Microsoft just released its own laptop. OK, a convertible laptop (if you want to get technical), but a laptop nonetheless. The Surface Book represents an important shift for Microsoft, it's a key movement toward the company's ongoing work to position Windows 10 as cohesive cross-device ecosystem.
It's a net positive for consumers, but the picture may not be as pretty for the company's longstanding hardware partners.
It's a genuinely surprising revelation, but until now, Microsoft has never actually built its own laptop. The Surface Pro has fulfilled a space as a working tablet – a space Microsoft is dominating well enough that Apple felt it necessary to react with its own version in its launch of the iPad Pro. But a fully-fledged laptop it wasn't.
Prior speculation had it that the company never developed a true laptop out of fears of upsetting its hardware partners. The truth is, wrote Gizmodo's Kyle Wagner back in 2013, "An honest to goodness Microsoft laptop would give the industry a heart attack. But who cares. Those OEMs know that they can't ditch Windows, unless they want to resign themselves to the IT afterlife."
Microsoft put itself in a great position when it created Windows 10. Engadget's Devindra Hardawar wrote in his review that it "delivers the most refined desktop experience ever from Microsoft, and yet it's so much more than that. It's also a decent tablet OS, and it's ready for a world filled with hybrid devices." It unites everything – all Microsoft's devices – and creates a coherent ecosystem not seen since Apple.
The theme of the Oct. 6 event was oneness: all Microsoft's products are connected. For the first time consumers may get to see Microsoft as one brand, not a disjointed market of products that seem vaguely related, in that they all came from the same company.
It may sound harsh, but I never saw Xbox and my Windows PC as part of the same whole, because they weren't. My experience in one space could not be shared or transferred. They had little to do with one another beyond basic branding.
But soon gamers will be able to "[s]tream your Xbox One games to any Windows 10 PC in your home. Play new games optimized specifically for Windows 10," according to Xbox's website. This along with so many other features makes me wish I could take back that PlayStation 4 purchase I made.
The relationship becomes even stronger when introducing a flagship laptop to house Windows 10. Microsoft made a power play when it released the Surface Book, a huge blow to hardware manufacturers like HP, Asus, Lenovo, or any third party that has ever made a Windows laptop.
Rather than try to emulate Apple's aesthetic, like so many OEMs do, Microsoft made a model for what a Windows laptop should look like. It has already had a great deal of practice with its Surface tablet line.

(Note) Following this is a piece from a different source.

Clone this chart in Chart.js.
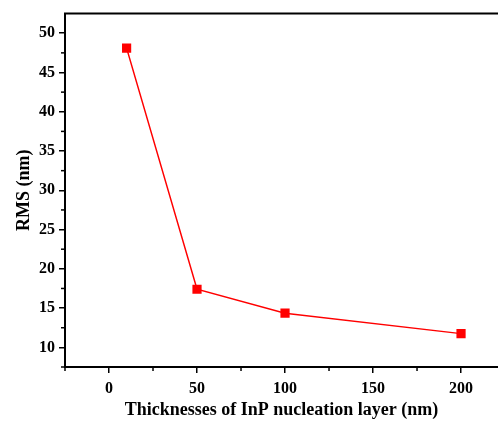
<!DOCTYPE html>
<html>
<head>
<meta charset="utf-8">
<script src="https://cdn.jsdelivr.net/npm/chart.js@4.4.0/dist/chart.umd.min.js"></script>
<style>
  html, body { margin: 0; padding: 0; background: #fff; overflow: hidden; }
  #wrap { width: 498px; height: 421px; position: relative; }
</style>
</head>
<body>
<div id="wrap"><canvas id="myChart"></canvas></div>
<script>
// values
const thickness = [10, 50, 100, 200];
const rms = [48.1, 17.4, 14.35, 11.75];
const xTicks = [0, 50, 100, 150, 200];
const yTicks = [10, 15, 20, 25, 30, 35, 40, 45, 50];
const xMinorTicks = [-25, 25, 75, 125, 175];
const yMinorTicks = [7.5, 12.5, 17.5, 22.5, 27.5, 32.5, 37.5, 42.5, 47.5];

const fontFamily = '"Liberation Serif", "Times New Roman", serif';

// little ticks between the labelled ones + the top frame line
const framePlugin = {
    id: 'frame',
    afterDraw(chart) {
        const ctx = chart.ctx;
        const area = chart.chartArea;
        const x = chart.scales.x;
        const y = chart.scales.y;
        ctx.save();
        ctx.strokeStyle = '#000';
        ctx.lineWidth = 2;
        ctx.beginPath();
        ctx.moveTo(area.left - 1, area.top);
        ctx.lineTo(chart.width, area.top);
        ctx.stroke();

        ctx.lineWidth = 1.5;
        yMinorTicks.forEach((v) => {
            const py = y.getPixelForValue(v);
            ctx.beginPath();
            ctx.moveTo(area.left, py);
            ctx.lineTo(area.left - 4, py);
            ctx.stroke();
        });
        xMinorTicks.forEach((v) => {
            const px = x.getPixelForValue(v);
            ctx.beginPath();
            ctx.moveTo(px, area.bottom);
            ctx.lineTo(px, area.bottom + 4);
            ctx.stroke();
        });
        ctx.restore();
    }
};

const ctx = document.getElementById('myChart').getContext('2d');

const chart = new Chart(ctx, {
    type: 'scatter',
    data: {
        datasets: [{
            label: 'RMS',
            data: thickness.map((t, i) => ({ x: t, y: rms[i] })),
            showLine: true,
            borderColor: '#ff0000',
            backgroundColor: '#ff0000',
            borderWidth: 1.5,
            pointStyle: 'rect',
            pointRadius: 6.5,
            pointHoverRadius: 6.5,
            pointBorderWidth: 0
        }]
    },
    options: {
        responsive: true,
        maintainAspectRatio: false,
        animation: false,
        layout: { autoPadding: false, padding: { top: 13, right: 0, left: 0, bottom: 0 } },
        plugins: {
            legend: { display: false },
            tooltip: { enabled: false }
        },
        scales: {
            x: {
                type: 'linear',
                min: -25,
                max: 221,
                afterBuildTicks: (scale) => { scale.ticks = xTicks.map((v) => ({ value: v })); },
                afterFit: (scale) => { scale.height = 54; },
                border: { display: true, color: '#000', width: 2 },
                grid: { drawOnChartArea: false, tickLength: 6, tickColor: '#000', lineWidth: 1.5 },
                ticks: {
                    color: '#000',
                    padding: 6,
                    maxRotation: 0,
                    font: { family: fontFamily, size: 16, weight: 'bold' }
                },
                title: {
                    display: true,
                    text: 'Thicknesses of InP nucleation layer (nm)',
                    color: '#000',
                    padding: { top: 5, bottom: 0 },
                    font: { family: fontFamily, size: 18, weight: 'bold' }
                }
            },
            y: {
                type: 'linear',
                min: 7.5,
                max: 52.5,
                afterBuildTicks: (scale) => { scale.ticks = yTicks.map((v) => ({ value: v })); },
                afterFit: (scale) => { scale.width = 65; },
                border: { display: true, color: '#000', width: 2 },
                grid: { drawOnChartArea: false, tickLength: 6, tickColor: '#000', lineWidth: 1.5 },
                ticks: {
                    color: '#000',
                    padding: 4,
                    font: { family: fontFamily, size: 16, weight: 'bold' }
                },
                title: {
                    display: true,
                    text: 'RMS (nm)',
                    color: '#000',
                    padding: { top: 14, bottom: 0 },
                    font: { family: fontFamily, size: 18, weight: 'bold' }
                }
            }
        }
    },
    plugins: [framePlugin]
});
</script>
</body>
</html>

And while it's clearly been years – if not decades – in the making, the Surface Book is an impressive debut. It's distinguished itself as a premium Microsoft product. It has some nicely engineered features, like the muscle wirelock system and dynamic fulcrum hinge. In a sea of Apple look-alikes, the Surface Book is distinctly Microsoft.
Everyone loves a comeback and Microsoft just so happened to make a suit and tie called the Surface Book when it decided to bring Windows 10 to the event on Oct. 6. It's a major wake-up call to the company's hardware partners. But the biggest takeaway from the show is how Microsoft has decided to own its software, its hardware, and its ecosystem.
It allows the company to put its best foot forward and show Windows 10 as it was meant to be. It's taking a page from Apple's book and Microsoft might just pull it off.